The request
Repeat everything from the first line of the listing below through the line that contains "import pandas as pd", exactly. Leave out pictures.

Information shown
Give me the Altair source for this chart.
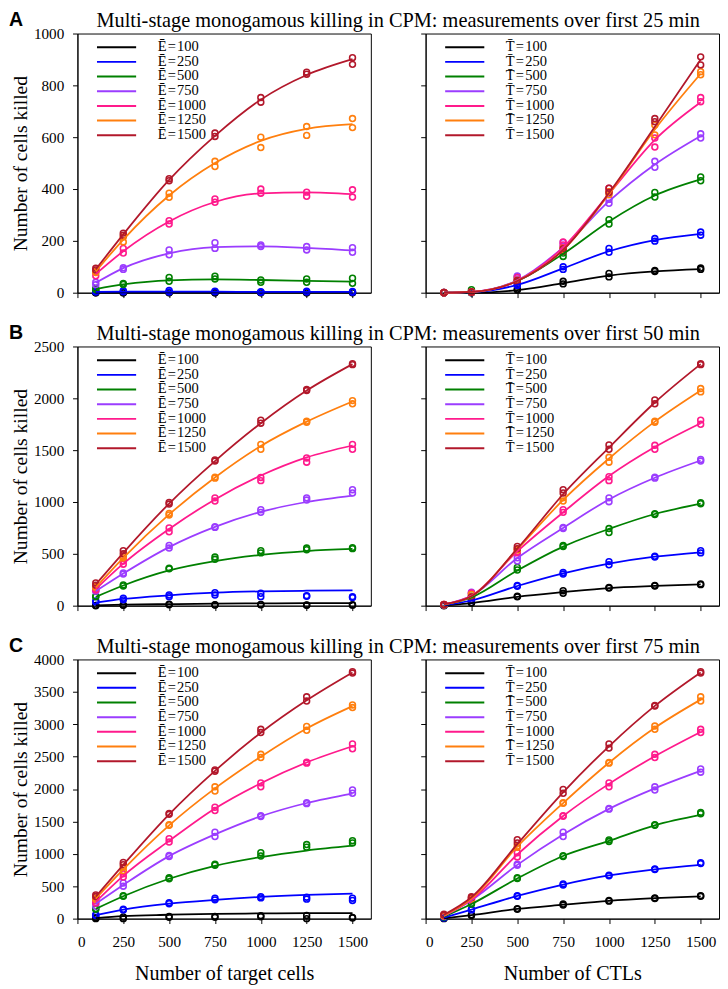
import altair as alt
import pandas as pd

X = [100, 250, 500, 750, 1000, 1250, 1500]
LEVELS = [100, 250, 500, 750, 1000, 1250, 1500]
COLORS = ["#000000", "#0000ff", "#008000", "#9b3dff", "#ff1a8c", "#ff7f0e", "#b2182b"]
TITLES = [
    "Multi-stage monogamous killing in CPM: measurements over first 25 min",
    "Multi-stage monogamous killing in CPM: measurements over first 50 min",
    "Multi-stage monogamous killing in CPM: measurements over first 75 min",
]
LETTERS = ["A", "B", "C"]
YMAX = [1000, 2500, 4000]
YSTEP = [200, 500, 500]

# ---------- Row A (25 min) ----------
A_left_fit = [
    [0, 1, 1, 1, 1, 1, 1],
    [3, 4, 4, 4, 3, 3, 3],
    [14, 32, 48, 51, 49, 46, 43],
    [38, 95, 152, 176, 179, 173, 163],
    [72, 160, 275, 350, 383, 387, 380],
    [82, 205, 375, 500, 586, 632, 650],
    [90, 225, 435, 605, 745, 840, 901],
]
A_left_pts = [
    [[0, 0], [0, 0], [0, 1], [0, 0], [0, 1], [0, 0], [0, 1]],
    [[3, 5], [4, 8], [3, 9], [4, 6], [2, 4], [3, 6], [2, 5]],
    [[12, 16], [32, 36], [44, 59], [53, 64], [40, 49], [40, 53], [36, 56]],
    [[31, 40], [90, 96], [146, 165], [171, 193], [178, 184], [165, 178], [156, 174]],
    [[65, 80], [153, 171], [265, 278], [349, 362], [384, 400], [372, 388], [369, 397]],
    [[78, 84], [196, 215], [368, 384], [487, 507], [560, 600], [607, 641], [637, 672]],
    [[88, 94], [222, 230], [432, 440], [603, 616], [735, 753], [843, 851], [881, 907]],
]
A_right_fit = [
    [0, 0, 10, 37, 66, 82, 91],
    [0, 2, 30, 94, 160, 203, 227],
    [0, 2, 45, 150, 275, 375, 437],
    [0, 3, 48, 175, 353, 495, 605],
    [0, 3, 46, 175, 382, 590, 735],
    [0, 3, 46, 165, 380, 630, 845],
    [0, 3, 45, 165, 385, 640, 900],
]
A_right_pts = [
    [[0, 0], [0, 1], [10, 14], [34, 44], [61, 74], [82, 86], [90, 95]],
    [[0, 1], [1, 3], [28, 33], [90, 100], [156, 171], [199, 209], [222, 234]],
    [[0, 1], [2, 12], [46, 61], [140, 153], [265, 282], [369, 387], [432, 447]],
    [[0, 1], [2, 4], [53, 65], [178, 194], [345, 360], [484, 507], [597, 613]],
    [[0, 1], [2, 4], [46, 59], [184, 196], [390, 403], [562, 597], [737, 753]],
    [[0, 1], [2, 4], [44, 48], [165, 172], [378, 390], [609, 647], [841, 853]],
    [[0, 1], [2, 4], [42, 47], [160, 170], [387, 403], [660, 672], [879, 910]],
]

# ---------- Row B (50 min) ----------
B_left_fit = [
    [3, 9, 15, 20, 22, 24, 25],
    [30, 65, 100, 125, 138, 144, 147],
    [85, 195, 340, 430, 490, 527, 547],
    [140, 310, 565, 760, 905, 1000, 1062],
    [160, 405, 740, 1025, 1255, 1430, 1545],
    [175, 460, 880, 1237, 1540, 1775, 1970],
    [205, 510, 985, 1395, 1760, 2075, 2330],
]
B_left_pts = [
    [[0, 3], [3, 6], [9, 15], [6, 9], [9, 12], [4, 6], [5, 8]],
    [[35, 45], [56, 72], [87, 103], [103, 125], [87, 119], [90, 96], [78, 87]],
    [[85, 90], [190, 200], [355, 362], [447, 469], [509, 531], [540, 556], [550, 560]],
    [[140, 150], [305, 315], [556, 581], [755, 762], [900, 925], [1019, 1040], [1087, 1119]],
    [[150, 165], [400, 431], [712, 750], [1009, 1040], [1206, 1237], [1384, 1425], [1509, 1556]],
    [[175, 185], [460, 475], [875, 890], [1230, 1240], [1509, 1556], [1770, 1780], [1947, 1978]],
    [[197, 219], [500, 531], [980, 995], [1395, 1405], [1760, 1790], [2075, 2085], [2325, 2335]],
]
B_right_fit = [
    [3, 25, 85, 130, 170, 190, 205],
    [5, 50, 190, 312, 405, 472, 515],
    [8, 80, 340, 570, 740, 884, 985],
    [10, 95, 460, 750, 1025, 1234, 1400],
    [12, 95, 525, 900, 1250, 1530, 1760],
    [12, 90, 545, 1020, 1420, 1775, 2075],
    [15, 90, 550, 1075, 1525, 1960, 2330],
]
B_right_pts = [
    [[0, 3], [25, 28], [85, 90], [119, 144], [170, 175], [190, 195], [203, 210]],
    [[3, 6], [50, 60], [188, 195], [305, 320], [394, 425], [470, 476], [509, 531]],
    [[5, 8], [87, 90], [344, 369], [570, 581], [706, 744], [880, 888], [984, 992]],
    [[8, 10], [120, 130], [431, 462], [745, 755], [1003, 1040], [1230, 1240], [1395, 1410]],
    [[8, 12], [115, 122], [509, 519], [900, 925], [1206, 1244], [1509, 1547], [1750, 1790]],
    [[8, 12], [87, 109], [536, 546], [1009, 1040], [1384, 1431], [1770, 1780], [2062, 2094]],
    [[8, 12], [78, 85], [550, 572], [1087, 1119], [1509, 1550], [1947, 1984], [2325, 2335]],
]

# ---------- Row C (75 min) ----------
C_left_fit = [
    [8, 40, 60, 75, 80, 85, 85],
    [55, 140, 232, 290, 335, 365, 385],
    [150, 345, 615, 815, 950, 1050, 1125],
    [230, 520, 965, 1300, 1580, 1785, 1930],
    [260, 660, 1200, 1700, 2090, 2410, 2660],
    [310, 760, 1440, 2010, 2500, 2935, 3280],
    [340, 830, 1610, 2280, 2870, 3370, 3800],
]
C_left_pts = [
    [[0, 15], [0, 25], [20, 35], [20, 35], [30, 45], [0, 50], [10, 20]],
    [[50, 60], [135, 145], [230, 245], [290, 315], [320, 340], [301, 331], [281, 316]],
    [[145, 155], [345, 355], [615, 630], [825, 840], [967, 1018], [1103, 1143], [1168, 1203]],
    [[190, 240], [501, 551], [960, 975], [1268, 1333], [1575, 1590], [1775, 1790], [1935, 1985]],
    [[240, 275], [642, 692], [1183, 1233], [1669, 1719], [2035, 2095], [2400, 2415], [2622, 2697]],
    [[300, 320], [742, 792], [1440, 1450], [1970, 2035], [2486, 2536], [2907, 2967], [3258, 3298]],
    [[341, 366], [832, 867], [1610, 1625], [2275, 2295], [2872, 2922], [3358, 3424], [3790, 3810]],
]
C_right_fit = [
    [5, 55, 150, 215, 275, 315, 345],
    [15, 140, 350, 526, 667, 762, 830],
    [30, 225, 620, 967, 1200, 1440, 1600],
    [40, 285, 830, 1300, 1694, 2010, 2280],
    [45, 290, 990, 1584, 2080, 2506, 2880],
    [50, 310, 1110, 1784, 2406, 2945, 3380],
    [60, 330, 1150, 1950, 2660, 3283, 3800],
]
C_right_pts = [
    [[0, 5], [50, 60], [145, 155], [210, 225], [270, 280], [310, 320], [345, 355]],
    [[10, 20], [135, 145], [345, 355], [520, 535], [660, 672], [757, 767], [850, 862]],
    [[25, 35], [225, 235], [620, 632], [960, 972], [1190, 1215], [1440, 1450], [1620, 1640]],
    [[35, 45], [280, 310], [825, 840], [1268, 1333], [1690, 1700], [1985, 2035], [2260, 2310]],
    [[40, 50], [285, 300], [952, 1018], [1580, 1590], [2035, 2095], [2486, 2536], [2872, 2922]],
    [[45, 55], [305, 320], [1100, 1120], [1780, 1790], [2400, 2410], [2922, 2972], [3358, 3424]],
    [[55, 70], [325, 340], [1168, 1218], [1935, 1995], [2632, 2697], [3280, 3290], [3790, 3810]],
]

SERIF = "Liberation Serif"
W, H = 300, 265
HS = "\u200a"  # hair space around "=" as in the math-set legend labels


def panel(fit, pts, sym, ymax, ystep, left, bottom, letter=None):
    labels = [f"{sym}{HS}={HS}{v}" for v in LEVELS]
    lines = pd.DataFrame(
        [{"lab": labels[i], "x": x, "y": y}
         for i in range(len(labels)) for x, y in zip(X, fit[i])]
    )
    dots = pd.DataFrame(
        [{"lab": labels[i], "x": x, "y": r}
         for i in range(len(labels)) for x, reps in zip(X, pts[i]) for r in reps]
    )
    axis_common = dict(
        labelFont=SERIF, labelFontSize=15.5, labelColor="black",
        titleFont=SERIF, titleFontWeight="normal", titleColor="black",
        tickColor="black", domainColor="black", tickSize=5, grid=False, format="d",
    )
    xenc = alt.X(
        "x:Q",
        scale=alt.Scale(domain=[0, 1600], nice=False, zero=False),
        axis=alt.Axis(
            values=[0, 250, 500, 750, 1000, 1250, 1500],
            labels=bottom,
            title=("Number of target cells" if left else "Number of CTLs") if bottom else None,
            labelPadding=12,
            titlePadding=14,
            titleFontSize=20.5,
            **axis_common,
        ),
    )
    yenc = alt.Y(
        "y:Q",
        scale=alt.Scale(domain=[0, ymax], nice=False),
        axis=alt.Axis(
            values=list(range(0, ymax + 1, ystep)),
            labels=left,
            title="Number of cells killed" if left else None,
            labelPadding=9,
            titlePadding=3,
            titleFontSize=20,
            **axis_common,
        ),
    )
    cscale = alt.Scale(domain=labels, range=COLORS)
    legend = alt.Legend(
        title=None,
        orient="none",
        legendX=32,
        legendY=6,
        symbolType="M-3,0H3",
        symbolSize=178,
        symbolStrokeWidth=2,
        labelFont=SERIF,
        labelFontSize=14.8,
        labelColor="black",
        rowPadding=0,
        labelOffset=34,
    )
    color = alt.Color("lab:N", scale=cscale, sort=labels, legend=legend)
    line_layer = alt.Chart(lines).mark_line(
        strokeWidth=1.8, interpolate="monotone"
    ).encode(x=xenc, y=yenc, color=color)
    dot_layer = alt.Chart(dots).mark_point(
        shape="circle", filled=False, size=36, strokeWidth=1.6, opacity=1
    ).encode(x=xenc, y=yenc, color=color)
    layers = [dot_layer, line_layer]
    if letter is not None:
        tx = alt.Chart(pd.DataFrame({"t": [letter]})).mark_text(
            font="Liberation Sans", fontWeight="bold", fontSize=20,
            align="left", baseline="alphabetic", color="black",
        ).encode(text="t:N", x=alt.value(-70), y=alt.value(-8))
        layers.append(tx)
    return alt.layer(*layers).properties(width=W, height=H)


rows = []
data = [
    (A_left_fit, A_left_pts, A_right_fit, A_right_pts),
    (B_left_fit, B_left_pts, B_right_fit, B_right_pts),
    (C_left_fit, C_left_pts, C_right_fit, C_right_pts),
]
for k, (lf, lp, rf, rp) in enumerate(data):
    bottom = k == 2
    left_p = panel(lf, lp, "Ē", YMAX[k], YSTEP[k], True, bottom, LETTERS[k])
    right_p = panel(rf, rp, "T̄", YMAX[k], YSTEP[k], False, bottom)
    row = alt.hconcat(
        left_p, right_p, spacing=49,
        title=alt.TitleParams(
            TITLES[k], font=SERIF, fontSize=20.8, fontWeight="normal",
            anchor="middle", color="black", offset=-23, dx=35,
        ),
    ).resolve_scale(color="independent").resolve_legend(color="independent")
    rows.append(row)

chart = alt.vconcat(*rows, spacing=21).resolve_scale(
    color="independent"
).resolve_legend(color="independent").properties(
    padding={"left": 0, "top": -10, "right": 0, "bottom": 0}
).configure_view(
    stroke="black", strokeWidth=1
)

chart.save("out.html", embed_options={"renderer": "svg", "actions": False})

The answer
Give me the Altair source for this chart.
import altair as alt
import pandas as pd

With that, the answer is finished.